You Are the Architect of Your Life. Here Are 4 Ways to Design the Life You've Always Wanted.
We can change our entire lives by believing in ourselves and our ideas. Here's how to do it.
Have you ever heard someone say: "I'll believe it when I see it?" Not only is this phraseology common lingo, but it's also common thinking. Many of us think that knowledge comes before belief. We often yearn for data, evidence and irrefutable proof of something before we believe in its existence.
However, our history is littered with examples of those who didn't do this. Countless famous innovators believed in the power of their ideas, even when there was no proof to support them. Many inventors were told they were crazy, unwise or foolish. They were told that their beliefs were wrong and their ideas would never work. Thank goodness they didn't listen. Without Alexander Graham Bell, Thomas Edison, Henry Ford and Colonel Sanders, and their persistence and dedication to their ideas, we wouldn't have the telephone, the light bulb, motor vehicles or KFC.
Successful people operate differently when it comes to belief. They know that belief comes before knowledge, not the other way around. They run the typical "I'll believe it when I see it" cliché in reverse. That changes everything.
As humans, we have an incredible power that no other animal has: imagination. We have the power to imagine the life we want, and that's a gift we should all use. We have agency. We can design and create whole new realities. We can change nearly anything about ourselves and our lives. It's an incredible ability. Yet, too many of us don't use this tremendous gift.
You are the architect of your life. Here are four ways you can act like it.
1. Match your words with your actions
With nearly everything in our lives, there are two creations. This concept came from Stephen Covey.
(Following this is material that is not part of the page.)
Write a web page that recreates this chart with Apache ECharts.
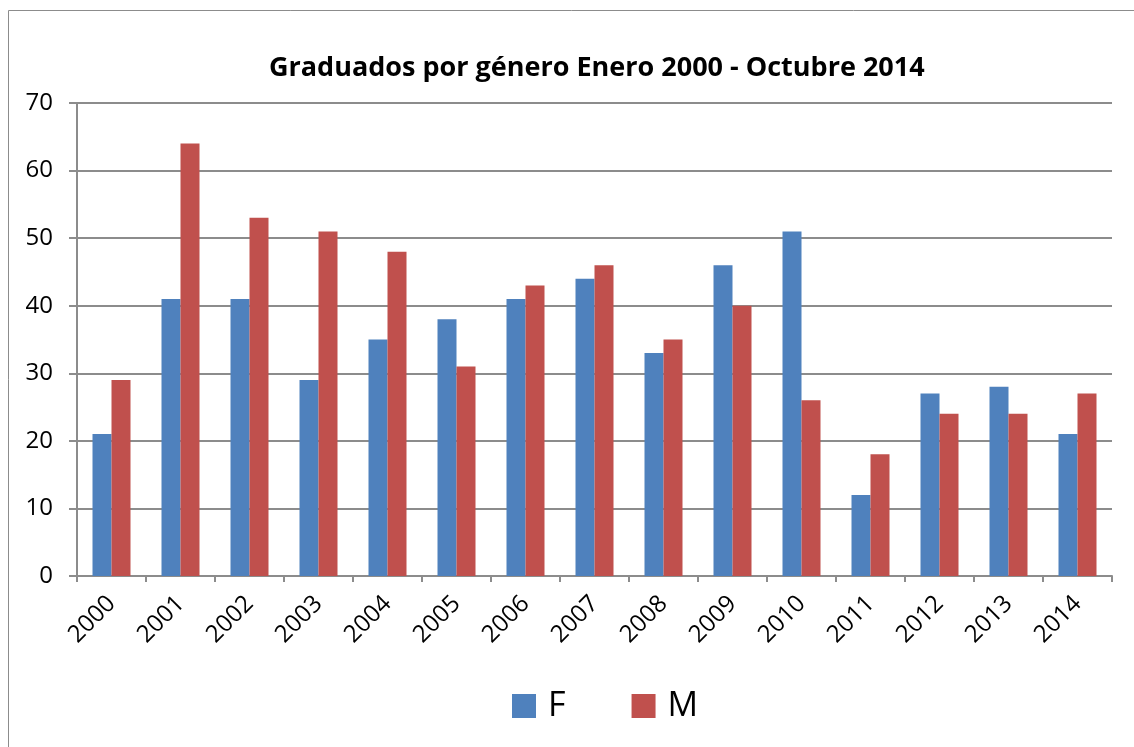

There's the mental creation — when an idea exists in our minds — and there's the physical creation, where an idea is manifested in the real world. When our mental creations align with our physical creations, that's when we experience true happiness and fulfillment.
But sadly, many are too absorbed by reactively complaining about what they're seeing in their physical world that they take nearly no time to proactively explore how different it could look. When there's congruence between what we say is important and what we do to bring it about, that's when we find true inner peace and joy.
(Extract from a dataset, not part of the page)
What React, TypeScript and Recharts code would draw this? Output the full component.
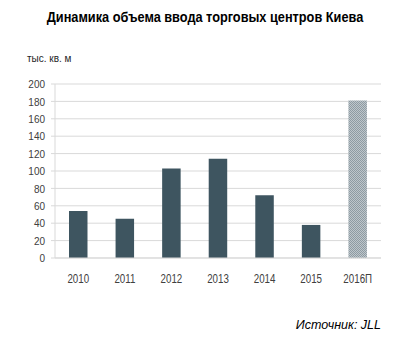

2. Schedule dedicated time to sit down and strategize
Many of us don't do this. We don't pull away from the daily grind of work and home to frequently and consistently schedule time to strategize about how to improve our current state. That's why things rarely change for many of us. We live in a reactive state, simply responding to emails and requests from our bosses, clients and families. We're a slave to the daily hustle and bustle of cleaning, cooking and just surviving that we don't explore the possibilities.
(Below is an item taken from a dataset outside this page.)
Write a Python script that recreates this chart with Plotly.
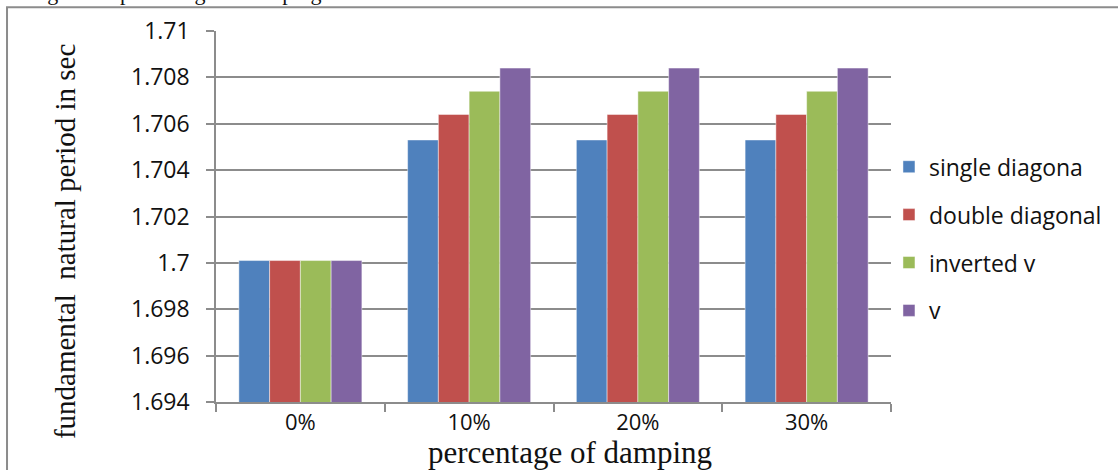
import plotly.graph_objects as go

# Damping levels (x categories)
damping = ["0%", "10%", "20%", "30%"]

# Fundamental natural period (s) for each bracing type
single_diagonal = [1.7001, 1.7053, 1.7053, 1.7053]
double_diagonal = [1.7001, 1.7064, 1.7064, 1.7064]
inverted_v = [1.7001, 1.7074, 1.7074, 1.7074]
v_bracing = [1.7001, 1.7084, 1.7084, 1.7084]

series_names = ["single diagona", "double diagonal", "inverted v", "v"]
series_values = [single_diagonal, double_diagonal, inverted_v, v_bracing]
colors = ["#4F81BD", "#C0504D", "#9BBB59", "#8064A2"]

y_ticks = [1.694, 1.696, 1.698, 1.7, 1.702, 1.704, 1.706, 1.708, 1.71]
y_ticktext = ["1.694", "1.696", "1.698", "1.7", "1.702", "1.704", "1.706", "1.708", "1.71"]

sans = "Open Sans"
serif = "Liberation Serif, Times New Roman, serif"
ink = "#111"

fig = go.Figure()
for i, (name, vals, col) in enumerate(zip(series_names, series_values, colors)):
    fig.add_trace(go.Bar(
        x=damping, y=vals, name=name,
        marker=dict(color=col, line=dict(color="rgba(255,255,255,0.45)", width=1)),
        legendgroup=f"g{i}",
    ))

grid_col = "#8c8c8c"
fig.update_layout(
    width=1118, height=470,
    margin=dict(l=216, r=227, t=31, b=68, autoexpand=False),
    paper_bgcolor="white", plot_bgcolor="white",
    barmode="group", bargap=0.271, bargroupgap=0,
    showlegend=True,
    legend=dict(
        x=0.997, xanchor="left", y=0.692, yanchor="top",
        font=dict(family=sans, size=23, color=ink),
        tracegroupgap=15, bgcolor="rgba(0,0,0,0)",
        itemclick=False,
    ),
    xaxis=dict(
        type="category",
        showgrid=False, showline=True, linecolor=grid_col, linewidth=1.5,
        ticks="outside", tickson="boundaries", ticklen=8, tickcolor=grid_col, tickwidth=1.5,
        tickfont=dict(family=sans, size=22, color=ink),
    ),
    yaxis=dict(
        range=[1.694, 1.71], tickvals=y_ticks, ticktext=y_ticktext,
        showgrid=True, gridcolor=grid_col, gridwidth=1.5,
        showline=True, linecolor=grid_col, linewidth=1.5,
        ticks="outside", ticklen=8, tickcolor=grid_col, tickwidth=1.5,
        ticklabelstandoff=12,
        tickfont=dict(family=sans, size=23, color=ink),
        zeroline=False,
    ),
)

# Axis titles
fig.add_annotation(text="percentage of damping", xref="paper", yref="paper",
                   x=0.524, y=-0.135, xanchor="center", yanchor="middle",
                   showarrow=False, font=dict(family=serif, size=31, color=ink))
fig.add_annotation(text="fundamental  natural period in sec", xref="paper", yref="paper",
                   x=-0.2237, y=0.431, xanchor="center", yanchor="middle", textangle=-90,
                   showarrow=False, font=dict(family=serif, size=29, color=ink))

# Outer frame around the chart
fig.add_shape(type="rect", xref="paper", yref="paper",
              x0=-0.3096, x1=1.6, y0=-0.6, y1=1.0638,
              line=dict(color=grid_col, width=2), fillcolor="rgba(0,0,0,0)", layer="below")

# Surrounding sentence from the page, clipped at the top edge
fig.add_annotation(text="easing as the percentage of damping increases.",
                   xref="paper", yref="paper", x=-0.32, xanchor="left",
                   y=1.066, yanchor="bottom", showarrow=False,
                   font=dict(family=serif, size=22, color=ink))

fig.write_html("out.html")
If you want to create a great life for yourself, you must make time each week to pull yourself out of each day's menial tasks to think about the bigger picture, what kind of life you want to craft in the future and how you'll do it.
3. Truly believe in yourself and your ideas
Henry Ford said it best: "Whether you think you can, or think you can't, either way, you're right." If you believe you can do something and set out to do it (even if you have no reason to believe that you'll be successful), you're more likely to emerge victorious. Our brains don't like to make liars out of us, and our body will often do what our mind tells it to do. So, if you believe in a dream you have, you're far more likely to figure out exactly what actions you need to take to make that dream a reality. Our power of belief is very strong.
4. Take actions that align with your beliefs
If you believe that you're qualified for a promotion or a new role, you're likely to take the exact steps you need to make it happen. You'll seek out the right mentors to guide you. You'll work extra hard on projects that have visibility. You'll improve your resume. You'll show up earlier. You'll take a class or enroll in extra training. All these actions will put you in a better position to get the role. Because you believed in your ability to get the job, you'll take steps that make it happen. Getting the job becomes a self-fulfilling prophecy. When we believe we can do something, we tend to take more actions that make it so.
Let's consider the reverse scenario, which is far more common. If you think you can't do something or don't believe it will happen, you're likely to either do nothing or act in ways that make it less likely. If you'd like to find a new partner, but don't really believe that you will, you're more likely to sit at home on the couch, instead of going out to places where potential suitors might be. You might cancel your online dating app, instead of registering for additional ones. When you do meet possible mates, you're more likely to communicate from a place of insecurity than confidence. All these actions put you in a worse position to find a mate. Failing to find someone becomes a self-fulfilling prophecy. When we believe we can't do something, we tend to take more actions that make it so.
Belief matters. If you want to change your circumstances or change your life, you must start by imagining what it will look like, sound like, be like and feel like when it does. Then, even if you can't see any signs of it yet, you must believe in it. If you do all this, you can absolutely bring your beliefs and dreams to real life — even when you hadn't seen them yet.